Need more attributes? Add more columns. Need an attribute with multiple values? Add a table and link it to the first. The RDBMS chooses speed over flexibility. Speed was a big deal 40 years ago, when this database type was designed. And it still is a big deal today. For large amounts of simple data, there is absolutely no need to leave this model.

Semantic net

Storing semantic information as triples is an old idea in the field of Knowledge Representation. As early as 1956, semantic nets were used for this purpose. In this technique the relations between objects are represented by plain labels. Each "record" stores only a single attribute, or one element of an array-attribute. Most notable are the absense of metadata and the fact that object data is distributed over many records.

object id	predicate	value
3	color	red
3	width	100
3	height	100
3	name	my box
4	color	green
4	width	50
4	height	500
4	name	old beam

Need more attributes? No need to change the table structure. Need an attribute with multiple values? Same thing.

Entity-Attribute-Value

The Entity-Attribute-Value model of knowledge representation uses some form of triples, just like the semantic web. Its primary use is described by Wikipedia as "Entity-Attribute-Value model (EAV), also known as object-attribute-value model and open schema is a data model that is used in circumstances where the number of attributes (properties, parameters) that can be used to describe a thing (an "entity" or "object") is potentially very vast, but the number that will actually apply to a given entity is relatively modest. In mathematics, this model is known as a sparse matrix."

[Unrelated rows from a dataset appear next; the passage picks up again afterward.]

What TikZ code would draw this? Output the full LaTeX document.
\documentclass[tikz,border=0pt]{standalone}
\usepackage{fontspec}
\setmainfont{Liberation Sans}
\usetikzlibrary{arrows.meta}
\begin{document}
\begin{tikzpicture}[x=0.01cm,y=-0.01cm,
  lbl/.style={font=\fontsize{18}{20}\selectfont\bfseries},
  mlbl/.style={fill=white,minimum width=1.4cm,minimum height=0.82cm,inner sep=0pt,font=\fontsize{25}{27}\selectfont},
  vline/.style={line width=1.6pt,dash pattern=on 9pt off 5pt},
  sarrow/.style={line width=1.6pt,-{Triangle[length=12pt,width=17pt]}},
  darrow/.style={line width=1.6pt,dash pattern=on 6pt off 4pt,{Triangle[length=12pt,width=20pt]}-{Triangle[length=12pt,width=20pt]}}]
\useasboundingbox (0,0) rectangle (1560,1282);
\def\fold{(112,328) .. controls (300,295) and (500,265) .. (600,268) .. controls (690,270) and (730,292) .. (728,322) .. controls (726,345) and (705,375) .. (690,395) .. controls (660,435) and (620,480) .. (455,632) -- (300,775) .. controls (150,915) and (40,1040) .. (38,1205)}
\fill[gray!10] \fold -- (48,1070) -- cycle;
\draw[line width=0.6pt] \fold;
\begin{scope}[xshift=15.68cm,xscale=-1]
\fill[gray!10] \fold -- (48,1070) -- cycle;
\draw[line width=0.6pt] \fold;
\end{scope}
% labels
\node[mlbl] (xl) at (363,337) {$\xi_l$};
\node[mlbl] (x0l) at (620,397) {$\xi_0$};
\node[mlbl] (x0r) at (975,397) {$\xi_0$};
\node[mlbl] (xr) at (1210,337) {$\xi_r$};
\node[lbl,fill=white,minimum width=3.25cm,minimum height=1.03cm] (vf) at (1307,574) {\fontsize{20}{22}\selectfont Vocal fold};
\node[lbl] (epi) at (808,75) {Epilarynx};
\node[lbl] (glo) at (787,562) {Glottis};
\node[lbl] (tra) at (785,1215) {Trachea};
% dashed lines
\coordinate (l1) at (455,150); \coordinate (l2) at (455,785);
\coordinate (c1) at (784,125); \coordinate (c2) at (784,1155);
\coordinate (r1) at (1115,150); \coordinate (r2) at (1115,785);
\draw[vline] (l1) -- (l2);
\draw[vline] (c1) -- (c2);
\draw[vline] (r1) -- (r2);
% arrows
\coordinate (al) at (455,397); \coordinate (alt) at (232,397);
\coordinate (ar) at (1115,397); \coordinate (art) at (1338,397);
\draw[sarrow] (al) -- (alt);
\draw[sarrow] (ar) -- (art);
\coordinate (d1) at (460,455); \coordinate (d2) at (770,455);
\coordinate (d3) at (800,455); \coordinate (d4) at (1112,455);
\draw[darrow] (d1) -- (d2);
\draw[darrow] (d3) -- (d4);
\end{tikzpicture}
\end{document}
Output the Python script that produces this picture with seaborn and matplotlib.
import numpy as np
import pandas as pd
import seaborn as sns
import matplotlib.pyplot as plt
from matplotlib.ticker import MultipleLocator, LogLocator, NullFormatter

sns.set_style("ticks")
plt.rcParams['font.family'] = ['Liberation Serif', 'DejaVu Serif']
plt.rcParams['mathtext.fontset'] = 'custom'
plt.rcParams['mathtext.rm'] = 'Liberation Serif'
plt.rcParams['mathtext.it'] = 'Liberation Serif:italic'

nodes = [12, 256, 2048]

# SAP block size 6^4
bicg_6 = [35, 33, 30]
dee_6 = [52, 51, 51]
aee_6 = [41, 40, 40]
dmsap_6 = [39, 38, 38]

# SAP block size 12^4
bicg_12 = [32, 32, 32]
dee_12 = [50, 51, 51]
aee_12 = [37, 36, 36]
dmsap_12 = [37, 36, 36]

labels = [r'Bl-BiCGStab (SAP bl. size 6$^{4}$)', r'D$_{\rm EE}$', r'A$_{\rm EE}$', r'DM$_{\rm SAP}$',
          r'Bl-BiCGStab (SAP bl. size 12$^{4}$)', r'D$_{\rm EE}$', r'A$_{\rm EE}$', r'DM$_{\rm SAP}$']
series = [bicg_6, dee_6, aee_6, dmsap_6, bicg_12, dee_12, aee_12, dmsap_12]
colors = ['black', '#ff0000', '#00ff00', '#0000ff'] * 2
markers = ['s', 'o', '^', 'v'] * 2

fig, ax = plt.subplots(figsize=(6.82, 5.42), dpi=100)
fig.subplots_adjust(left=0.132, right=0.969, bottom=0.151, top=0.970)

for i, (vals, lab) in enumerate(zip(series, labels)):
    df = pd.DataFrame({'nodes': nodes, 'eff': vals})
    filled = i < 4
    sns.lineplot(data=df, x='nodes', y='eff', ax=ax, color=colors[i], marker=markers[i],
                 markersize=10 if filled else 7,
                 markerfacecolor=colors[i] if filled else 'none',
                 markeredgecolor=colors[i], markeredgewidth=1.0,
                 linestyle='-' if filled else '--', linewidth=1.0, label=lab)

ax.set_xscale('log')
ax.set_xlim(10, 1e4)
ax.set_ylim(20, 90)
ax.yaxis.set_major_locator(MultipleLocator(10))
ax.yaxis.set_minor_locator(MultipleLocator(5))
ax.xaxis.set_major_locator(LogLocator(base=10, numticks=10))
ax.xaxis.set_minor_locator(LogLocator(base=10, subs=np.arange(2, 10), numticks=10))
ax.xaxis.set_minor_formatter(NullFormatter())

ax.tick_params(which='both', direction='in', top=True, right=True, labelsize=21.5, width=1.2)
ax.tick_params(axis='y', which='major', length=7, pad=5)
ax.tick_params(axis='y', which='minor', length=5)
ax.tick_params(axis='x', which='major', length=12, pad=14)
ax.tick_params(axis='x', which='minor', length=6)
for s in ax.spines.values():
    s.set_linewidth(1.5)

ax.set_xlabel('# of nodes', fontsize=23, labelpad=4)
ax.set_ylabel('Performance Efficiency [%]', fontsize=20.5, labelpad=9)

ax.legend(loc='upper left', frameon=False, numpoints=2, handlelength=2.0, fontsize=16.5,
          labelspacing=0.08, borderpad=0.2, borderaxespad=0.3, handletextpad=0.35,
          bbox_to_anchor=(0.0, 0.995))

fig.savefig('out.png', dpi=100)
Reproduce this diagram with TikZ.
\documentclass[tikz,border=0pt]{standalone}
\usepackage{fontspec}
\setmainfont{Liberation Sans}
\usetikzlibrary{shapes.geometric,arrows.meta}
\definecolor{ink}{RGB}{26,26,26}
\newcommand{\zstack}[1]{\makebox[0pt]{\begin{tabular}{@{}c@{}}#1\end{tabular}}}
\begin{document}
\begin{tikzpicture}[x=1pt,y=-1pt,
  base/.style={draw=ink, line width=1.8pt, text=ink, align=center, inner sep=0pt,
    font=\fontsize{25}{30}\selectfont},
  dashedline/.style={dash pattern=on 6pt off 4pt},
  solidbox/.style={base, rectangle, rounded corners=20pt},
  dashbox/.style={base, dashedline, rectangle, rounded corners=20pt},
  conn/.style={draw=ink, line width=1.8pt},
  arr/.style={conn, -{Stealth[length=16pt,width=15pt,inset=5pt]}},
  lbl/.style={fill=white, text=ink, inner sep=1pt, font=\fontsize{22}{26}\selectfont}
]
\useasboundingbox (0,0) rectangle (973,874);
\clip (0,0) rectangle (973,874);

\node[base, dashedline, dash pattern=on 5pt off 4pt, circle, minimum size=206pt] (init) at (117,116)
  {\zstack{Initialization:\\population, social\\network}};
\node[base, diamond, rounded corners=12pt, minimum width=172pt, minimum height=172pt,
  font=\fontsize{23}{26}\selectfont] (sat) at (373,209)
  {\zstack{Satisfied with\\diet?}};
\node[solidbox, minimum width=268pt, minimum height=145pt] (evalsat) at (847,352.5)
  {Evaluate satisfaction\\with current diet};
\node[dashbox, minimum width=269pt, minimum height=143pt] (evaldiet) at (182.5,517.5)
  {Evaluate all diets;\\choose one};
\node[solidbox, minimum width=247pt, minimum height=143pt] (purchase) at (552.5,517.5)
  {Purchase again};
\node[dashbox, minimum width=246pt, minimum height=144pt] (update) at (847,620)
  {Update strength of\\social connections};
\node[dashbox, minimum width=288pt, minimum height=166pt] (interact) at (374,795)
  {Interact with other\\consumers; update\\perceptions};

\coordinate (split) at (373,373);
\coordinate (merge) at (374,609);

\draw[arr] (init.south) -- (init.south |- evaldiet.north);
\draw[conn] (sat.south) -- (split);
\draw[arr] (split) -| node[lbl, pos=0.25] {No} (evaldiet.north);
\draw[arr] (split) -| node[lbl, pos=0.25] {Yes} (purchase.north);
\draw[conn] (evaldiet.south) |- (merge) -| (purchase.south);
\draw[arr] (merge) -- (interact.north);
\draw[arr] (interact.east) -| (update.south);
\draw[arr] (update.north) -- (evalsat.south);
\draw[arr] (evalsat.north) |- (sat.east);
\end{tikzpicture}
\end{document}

Attribute metadata is stored in separate attribute tables, which are not triples. EAV is a sort of middle between semantic nets and semantic web: attributes have explicit properties, but these are fixed in amount.

EAV can be used to model classes and relationships as in EAV/CR.

EAV is used in Cloud computing databases like Amazon's SimpleDB and Google's App Engine.

object id	attribute id	value
3	1	red
3	2	100
3	3	100
3	4	my box
4	1	green
4	2	50
4	3	500
4	4	old beam

attribute id	name	datatype	unique
1	color	char(6)	true
2	width	double	true
3	height	double	true
4	name	string	true

Need more attributes? Add them in the attribute table. Attributes with multiple values? No extra work. The schema of the attributes is stored in the database explicitly, but attributes are treated different from the objects.

Column-Oriented databases

From wikipedia: "A column-oriented DBMS is a database management system (DBMS) which stores its content by column rather than by row."

object id	color
3	red
4	green

object id	width
3	100
4	50

object id	height
3	100
4	500

object id	name
3	my box
4	old beam

Google's BigTable is based, in part, on column-orientation. Their tables use reversed URI's as object and column identifiers, and have a "third dimension" in that older revisions of the data are stored in the same table.

References:

Correlation databases

A correlation database is "value based": every constant value is stored only once. All these values are stored together, except that values are grouped by datatype. All values are indexed. "In addition to typical data values, the data value store contains a special type of data for storing relationships between tables...but with a CDBMS, the relationship is known by the dictionary and stored as a data value."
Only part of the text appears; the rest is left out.